Stated task >>
Copy exactly the lines from the start of the material through the line with "plt.rcParams['mathtext.it'] = 'Liberation". Pictures stay out of the copy.
· · ·
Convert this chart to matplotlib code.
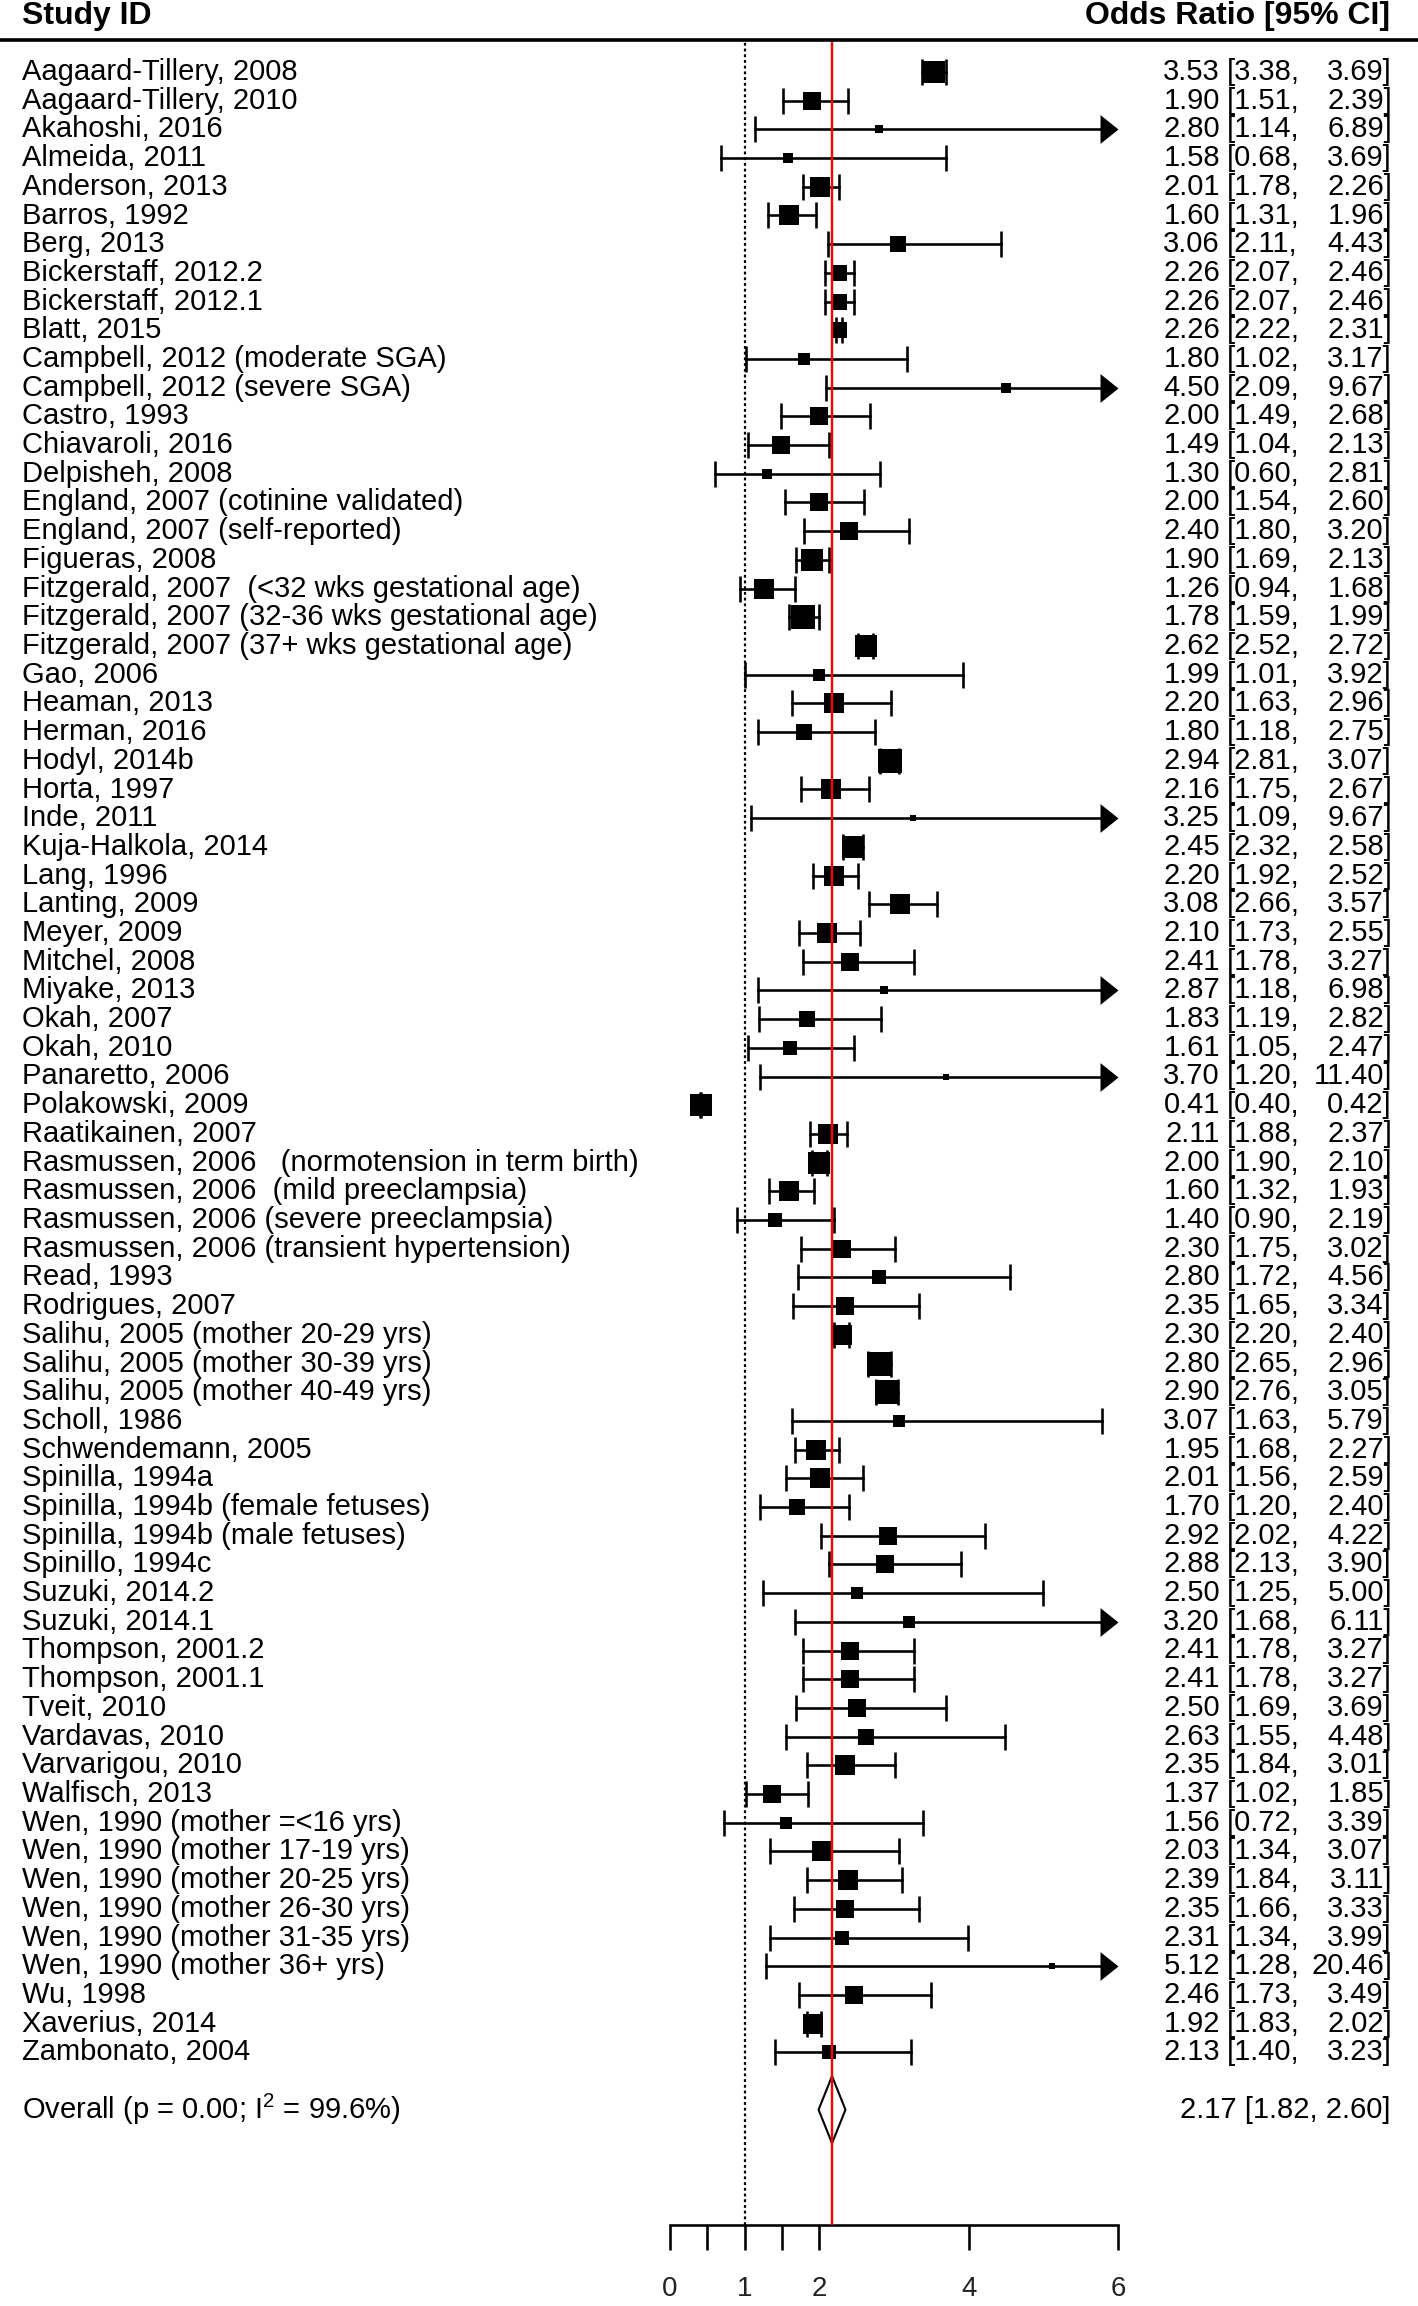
import numpy as np
import matplotlib
matplotlib.use("Agg")
import matplotlib.pyplot as plt
from matplotlib.transforms import blended_transform_factory
from matplotlib.lines import Line2D
from matplotlib.patches import Polygon
from matplotlib.path import Path

plt.rcParams['font.family'] = ['Liberation Sans', 'DejaVu Sans']
plt.rcParams['mathtext.fontset'] = 'custom'
plt.rcParams['mathtext.rm'] = 'Liberation Sans'
plt.rcParams['mathtext.it'] = 'Liberation Sans:italic'

# ---- data ----
studies = [
    "Aagaard-Tillery, 2008", "Aagaard-Tillery, 2010", "Akahoshi, 2016", "Almeida, 2011",
    "Anderson, 2013", "Barros, 1992", "Berg, 2013", "Bickerstaff, 2012.2", "Bickerstaff, 2012.1",
    "Blatt, 2015", "Campbell, 2012 (moderate SGA)", "Campbell, 2012 (severe SGA)", "Castro, 1993",
    "Chiavaroli, 2016", "Delpisheh, 2008", "England, 2007 (cotinine validated)",
    "England, 2007 (self-reported)", "Figueras, 2008",
    "Fitzgerald, 2007  (<32 wks gestational age)", "Fitzgerald, 2007 (32-36 wks gestational age)",
    "Fitzgerald, 2007 (37+ wks gestational age)", "Gao, 2006", "Heaman, 2013", "Herman, 2016",
    "Hodyl, 2014b", "Horta, 1997", "Inde, 2011", "Kuja-Halkola, 2014", "Lang, 1996",
    "Lanting, 2009", "Meyer, 2009", "Mitchel, 2008", "Miyake, 2013", "Okah, 2007", "Okah, 2010",
    "Panaretto, 2006", "Polakowski, 2009", "Raatikainen, 2007",
    "Rasmussen, 2006   (normotension in term birth)", "Rasmussen, 2006  (mild preeclampsia)",
    "Rasmussen, 2006 (severe preeclampsia)", "Rasmussen, 2006 (transient hypertension)",
    "Read, 1993", "Rodrigues, 2007", "Salihu, 2005 (mother 20-29 yrs)",
    "Salihu, 2005 (mother 30-39 yrs)", "Salihu, 2005 (mother 40-49 yrs)", "Scholl, 1986",
    "Schwendemann, 2005", "Spinilla, 1994a", "Spinilla, 1994b (female fetuses)",
    "Spinilla, 1994b (male fetuses)", "Spinillo, 1994c", "Suzuki, 2014.2", "Suzuki, 2014.1",
    "Thompson, 2001.2", "Thompson, 2001.1", "Tveit, 2010", "Vardavas, 2010", "Varvarigou, 2010",
    "Walfisch, 2013", "Wen, 1990 (mother =<16 yrs)", "Wen, 1990 (mother 17-19 yrs)",
    "Wen, 1990 (mother 20-25 yrs)", "Wen, 1990 (mother 26-30 yrs)", "Wen, 1990 (mother 31-35 yrs)",
    "Wen, 1990 (mother 36+ yrs)", "Wu, 1998", "Xaverius, 2014", "Zambonato, 2004",
]
odds = [3.53, 1.90, 2.80, 1.58, 2.01, 1.60, 3.06, 2.26, 2.26, 2.26, 1.80, 4.50, 2.00, 1.49,
        1.30, 2.00, 2.40, 1.90, 1.26, 1.78, 2.62, 1.99, 2.20, 1.80, 2.94, 2.16, 3.25, 2.45,
        2.20, 3.08, 2.10, 2.41, 2.87, 1.83, 1.61, 3.70, 0.41, 2.11, 2.00, 1.60, 1.40, 2.30,
        2.80, 2.35, 2.30, 2.80, 2.90, 3.07, 1.95, 2.01, 1.70, 2.92, 2.88, 2.50, 3.20, 2.41,
        2.41, 2.50, 2.63, 2.35, 1.37, 1.56, 2.03, 2.39, 2.35, 2.31, 5.12, 2.46, 1.92, 2.13]
ci_lo = [3.38, 1.51, 1.14, 0.68, 1.78, 1.31, 2.11, 2.07, 2.07, 2.22, 1.02, 2.09, 1.49, 1.04,
         0.60, 1.54, 1.80, 1.69, 0.94, 1.59, 2.52, 1.01, 1.63, 1.18, 2.81, 1.75, 1.09, 2.32,
         1.92, 2.66, 1.73, 1.78, 1.18, 1.19, 1.05, 1.20, 0.40, 1.88, 1.90, 1.32, 0.90, 1.75,
         1.72, 1.65, 2.20, 2.65, 2.76, 1.63, 1.68, 1.56, 1.20, 2.02, 2.13, 1.25, 1.68, 1.78,
         1.78, 1.69, 1.55, 1.84, 1.02, 0.72, 1.34, 1.84, 1.66, 1.34, 1.28, 1.73, 1.83, 1.40]
ci_hi = [3.69, 2.39, 6.89, 3.69, 2.26, 1.96, 4.43, 2.46, 2.46, 2.31, 3.17, 9.67, 2.68, 2.13,
         2.81, 2.60, 3.20, 2.13, 1.68, 1.99, 2.72, 3.92, 2.96, 2.75, 3.07, 2.67, 9.67, 2.58,
         2.52, 3.57, 2.55, 3.27, 6.98, 2.82, 2.47, 11.40, 0.42, 2.37, 2.10, 1.93, 2.19, 3.02,
         4.56, 3.34, 2.40, 2.96, 3.05, 5.79, 2.27, 2.59, 2.40, 4.22, 3.90, 5.00, 6.11, 3.27,
         3.27, 3.69, 4.48, 3.01, 1.85, 3.39, 3.07, 3.11, 3.33, 3.99, 20.46, 3.49, 2.02, 3.23]
# study weight, as the width of its box in the picture (pixels)
weight = [20, 16, 8, 9, 18, 18, 15, 15, 15, 15, 11, 9, 16, 16, 9, 16, 16, 20, 18, 21,
          19, 11, 18, 14, 21, 18, 6, 20, 18, 18, 18, 16, 8, 14, 13, 6, 20, 18, 20, 18,
          13, 16, 13, 16, 18, 21, 21, 11, 18, 18, 14, 16, 16, 11, 11, 16, 16, 16, 14, 18,
          16, 11, 17, 18, 16, 12, 6, 16, 18, 13]

overall_label = "Overall (p = 0.00; I$^{2}$ = 99.6%)"
overall_or, overall_lo, overall_hi = 2.17, 1.82, 2.60

x_ticks = [0, 0.5, 1, 1.5, 2, 4, 6]
x_ticklabels = ['0', '', '1', '', '2', '4', '6']
x_max = 6

# ---- layout ----
W, H = 1418, 2306
PT = 0.72  # points per pixel at dpi 100
row_px = 28.7
first_row_px = 72
y_top, y_bot = -0.1, 76
top_px = first_row_px + (y_top - 1) * row_px
bot_px = first_row_px + (y_bot - 1) * row_px

fig = plt.figure(figsize=(W / 100, H / 100), dpi=100)
ax = fig.add_axes([670 / W, 1 - bot_px / H, 448 / W, (bot_px - top_px) / H])
ax.set_xlim(0, x_max)
ax.set_ylim(y_bot, y_top)

lw = 2.6 * PT
cap_ms = 26 * PT
box_scale = 1.12
arrow = Path([(0, 0), (-1, 0.8), (-1, -0.8), (0, 0)],
             [Path.MOVETO, Path.LINETO, Path.LINETO, Path.CLOSEPOLY])

rows = np.arange(1, len(studies) + 1)
for i, yi in enumerate(rows):
    if ci_hi[i] > x_max:
        ax.plot([ci_lo[i], x_max - 0.1], [yi, yi], color='black', lw=lw, clip_on=False)
        ax.plot([x_max], [yi], marker=arrow, ms=36 * PT, color='black',
                mew=0, clip_on=False)
    else:
        ax.plot([ci_lo[i], ci_hi[i]], [yi, yi], color='black', lw=lw, clip_on=False)
        ax.plot([ci_hi[i]], [yi], marker='|', ms=cap_ms, mew=lw, color='black', clip_on=False)
    ax.plot([ci_lo[i]], [yi], marker='|', ms=cap_ms, mew=lw, color='black', clip_on=False)
    ax.plot([odds[i]], [yi], marker='s', ms=weight[i] * box_scale * PT, color='black', mew=0,
            clip_on=False, zorder=3)

overall_row = 72
diamond_hw = 0.18
diamond_h = 1.17
ax.add_patch(Polygon([(overall_or - diamond_hw, overall_row), (overall_or, overall_row - diamond_h),
                      (overall_or + diamond_hw, overall_row), (overall_or, overall_row + diamond_h)],
                     closed=True, facecolor='white', edgecolor='black', lw=1.5, zorder=4))

ax.axvline(1, color='black', lw=2.2 * PT, ls=(0, (1.3, 1.3)), zorder=1)
ax.axvline(overall_or, color='red', lw=1.7, zorder=6)

for s in ['top', 'left', 'right']:
    ax.spines[s].set_visible(False)
ax.spines['bottom'].set_linewidth(lw)
ax.set_yticks([])
ax.set_xticks(x_ticks, labels=x_ticklabels)
ax.tick_params(axis='x', direction='out', length=25 * PT, width=lw, pad=27 * PT,
               labelsize=20, labelcolor='#222222')
ax.patch.set_alpha(0)

# ---- text columns ----
tr = blended_transform_factory(fig.transFigure, ax.transData)
fs = 21
for i, yi in enumerate(rows):
    ax.text(22 / W, yi, studies[i], transform=tr, fontsize=fs, va='center', ha='left')
    ax.text(1220 / W, yi, "%.2f" % odds[i], transform=tr, fontsize=fs, va='center', ha='right')
    ax.text(1227 / W, yi, "[%.2f," % ci_lo[i], transform=tr, fontsize=fs, va='center', ha='left')
    ax.text(1392 / W, yi, "%.2f]" % ci_hi[i], transform=tr, fontsize=fs, va='center', ha='right')

ax.text(22 / W, overall_row, overall_label, transform=tr, fontsize=fs, va='center', ha='left')
ax.text(1390 / W, overall_row, "%.2f [%.2f, %.2f]" % (overall_or, overall_lo, overall_hi),
        transform=tr, fontsize=fs, va='center', ha='right')

# header
fig.text(22 / W, 1 - 16 / H, "Study ID", fontsize=23, fontweight='bold', va='center', ha='left')
fig.text(1390 / W, 1 - 16 / H, "Odds Ratio [95% CI]", fontsize=23, fontweight='bold',
         va='center', ha='right')
fig.add_artist(Line2D([0, 1], [1 - 40 / H] * 2, transform=fig.transFigure, color='black', lw=2.6))

fig.savefig("out.png", dpi=100)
· · ·
Written reply >>
Convert this chart to matplotlib code.
import numpy as np
import matplotlib
matplotlib.use("Agg")
import matplotlib.pyplot as plt
from matplotlib.transforms import blended_transform_factory
from matplotlib.lines import Line2D
from matplotlib.patches import Polygon
from matplotlib.path import Path

plt.rcParams['font.family'] = ['Liberation Sans', 'DejaVu Sans']
plt.rcParams['mathtext.fontset'] = 'custom'
plt.rcParams['mathtext.rm'] = 'Liberation Sans'
plt.rcParams['mathtext.it'] = 'Liberation Sans:italic'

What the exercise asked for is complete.